**What is required**. Only the lines from the start of the data below through the line that contains "import seaborn as sns" are to be copied, exactly and without pictures.
==== Data shown ====
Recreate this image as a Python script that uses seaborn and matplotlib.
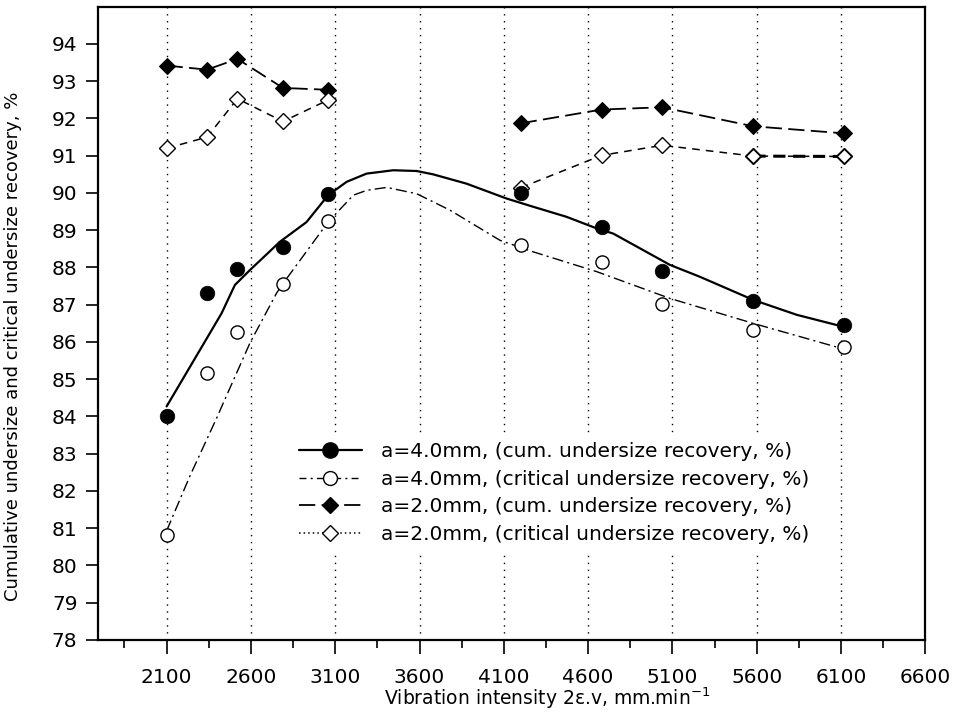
import numpy as np
import pandas as pd
import matplotlib
matplotlib.use("Agg")
import matplotlib.pyplot as plt
from matplotlib.lines import Line2D
from matplotlib.ticker import FixedLocator
import seaborn as sns

# ---- data ----
x_pts = [2100, 2340, 2520, 2790, 3060, 4200, 4680, 5040, 5580, 6120]
seg = [0, 0, 0, 0, 0, 1, 1, 1, 1, 1]
cum4 = [84.0, 87.31, 87.95, 88.54, 89.97, 90.0, 89.09, 87.91, 87.10, 86.45]
crit4 = [80.83, 85.17, 86.26, 87.56, 89.24, 88.60, 88.14, 87.02, 86.31, 85.86]
cum2 = [93.42, 93.31, 93.60, 92.82, 92.77, 91.87, 92.24, 92.30, 91.79, 91.60]
crit2 = [91.20, 91.50, 92.53, 91.92, 92.50, 90.14, 91.01, 91.28, 90.99, 90.98]

cum4_fit_x = [2100, 2357, 2426, 2505, 2594, 2772, 2930, 3058, 3168, 3286, 3444,
              3583, 3681, 3879, 4117, 4274, 4472, 4650, 4749, 5085, 5263, 5579,
              5837, 6113]
cum4_fit_y = [84.27, 86.24, 86.77, 87.53, 87.93, 88.69, 89.22, 89.94, 90.30,
              90.52, 90.61, 90.59, 90.50, 90.25, 89.85, 89.63, 89.36, 89.05,
              88.91, 88.07, 87.75, 87.13, 86.73, 86.41]
crit4_fit_x = [2100, 2238, 2397, 2436, 2594, 2752, 2792, 3058, 3207, 3286, 3405,
               3583, 3780, 4077, 4274, 4650, 5085, 5579, 6093]
crit4_fit_y = [80.93, 82.40, 83.96, 84.36, 85.97, 87.31, 87.58, 89.22, 89.94,
               90.07, 90.15, 89.98, 89.54, 88.73, 88.42, 87.89, 87.17, 86.50,
               85.84]

x_ticks = [2100, 2600, 3100, 3600, 4100, 4600, 5100, 5600, 6100, 6600]
y_ticks = list(range(78, 95))

labels = ["a=4.0mm, (cum. undersize recovery, %)",
          "a=4.0mm, (critical undersize recovery, %)",
          "a=2.0mm, (cum. undersize recovery, %)",
          "a=2.0mm, (critical undersize recovery, %)"]

pts = pd.DataFrame({"x": x_pts, "seg": seg, "cum4": cum4, "crit4": crit4,
                    "cum2": cum2, "crit2": crit2})
fit_cum = pd.DataFrame({"x": cum4_fit_x, "y": cum4_fit_y})
fit_crit = pd.DataFrame({"x": crit4_fit_x, "y": crit4_fit_y})

sns.set_style("ticks")
plt.rcParams["font.family"] = ["DejaVu Sans"]
plt.rcParams["text.color"] = "black"
plt.rcParams["axes.labelcolor"] = "black"
plt.rcParams["xtick.color"] = "black"
plt.rcParams["ytick.color"] = "black"

fig = plt.figure(figsize=(9.63, 7.15), dpi=100)
ax = fig.add_axes([0.1021, 0.1049, 0.9609 - 0.1021, 0.9906 - 0.1049])

ax.set_xlim(1695, 6600)
ax.set_ylim(78, 95)

ax.xaxis.set_major_locator(FixedLocator(x_ticks))
ax.xaxis.set_minor_locator(FixedLocator([x - 250 for x in x_ticks]))
ax.yaxis.set_major_locator(FixedLocator(y_ticks))
ax.grid(False)
for xv in x_ticks[:-1]:
    ax.axvline(xv, color="black", lw=1.0, linestyle=(0, (1, 4)), zorder=0.5)

# fitted curves for a=4.0mm
sns.lineplot(data=fit_cum, x="x", y="y", ax=ax, color="black", lw=1.6,
             sort=False, estimator=None, zorder=3)
sns.lineplot(data=fit_crit, x="x", y="y", ax=ax, color="black", lw=1.0,
             sort=False, estimator=None, linestyle=(0, (8, 3, 1.5, 3)), zorder=3)

# a=2.0mm series (two segments)
for s in [0, 1]:
    d = pts[pts["seg"] == s]
    sns.lineplot(data=d, x="x", y="cum2", ax=ax, color="black", lw=1.3,
                 estimator=None, linestyle=(0, (9, 3.5)), marker="D",
                 markersize=8, markerfacecolor="black", markeredgecolor="black",
                 zorder=4)
    sns.lineplot(data=d, x="x", y="crit2", ax=ax, color="black", lw=1.1,
                 estimator=None, linestyle=(0, (5, 4)), marker="D",
                 markersize=8, markerfacecolor="white", markeredgecolor="black",
                 markeredgewidth=1.0, zorder=4)
last = pts.iloc[-2:]
sns.lineplot(data=last, x="x", y="crit2", ax=ax, color="black", lw=2.2,
             estimator=None, linestyle=(0, (4, 2.5)), zorder=3.5)
sns.scatterplot(data=last, x="x", y="crit2", ax=ax, marker="D", s=55,
                color="white", edgecolor="black", linewidth=1.0, zorder=5)

# a=4.0mm points
sns.scatterplot(data=pts, x="x", y="cum4", ax=ax, color="black", s=110,
                edgecolor="black", linewidth=0.5, zorder=5)
sns.scatterplot(data=pts, x="x", y="crit4", ax=ax, color="white", s=90,
                edgecolor="black", linewidth=1.0, zorder=5)

# axes styling
for sp in ax.spines.values():
    sp.set_visible(True)
    sp.set_linewidth(1.6)
    sp.set_color("black")
ax.tick_params(axis="x", which="major", direction="out", length=10, width=1.2,
               pad=10, labelsize=14.5)
ax.tick_params(axis="x", which="minor", direction="out", length=6, width=1.2)
ax.tick_params(axis="y", which="major", direction="out", length=9, width=1.2,
               pad=6, labelsize=14.5)
ax.set_xlabel("Vibration intensity 2\u03b5.v, mm.min$^{-1}$", fontsize=13.5)
ax.xaxis.set_label_coords(0.543, -0.072)
ax.set_ylabel("Cumulative undersize and critical undersize recovery, %",
              fontsize=13)
ax.yaxis.set_label_coords(-0.092, 0.463)

handles = [
    Line2D([], [], color="black", lw=1.6, marker="o", markersize=11,
           markerfacecolor="black"),
    Line2D([], [], color="black", lw=1.0, linestyle=(0, (5, 3, 1.5, 3)),
           marker="o", markersize=10, markerfacecolor="white"),
    Line2D([], [], color="black", lw=1.3, linestyle=(0, (9, 3.5)), marker="D",
           markersize=8, markerfacecolor="black"),
    Line2D([], [], color="black", lw=1.1, linestyle=(0, (1, 2)), marker="D",
           markersize=8, markerfacecolor="white"),
]
leg = ax.legend(handles, labels, loc="upper left", bbox_to_anchor=(0.233, 0.325),
                borderaxespad=0, borderpad=0.4, frameon=True, fontsize=14.5,
                handlelength=3.1, handletextpad=0.95, labelspacing=0.42,
                numpoints=1, fancybox=False)
leg.get_frame().set_edgecolor("none")
leg.get_frame().set_facecolor("white")
leg.get_frame().set_alpha(1)

fig.savefig("out.png", dpi=100)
====
**Solution for this problem**.
Recreate this image as a Python script that uses seaborn and matplotlib.
import numpy as np
import pandas as pd
import matplotlib
matplotlib.use("Agg")
import matplotlib.pyplot as plt
from matplotlib.lines import Line2D
from matplotlib.ticker import FixedLocator
import seaborn as sns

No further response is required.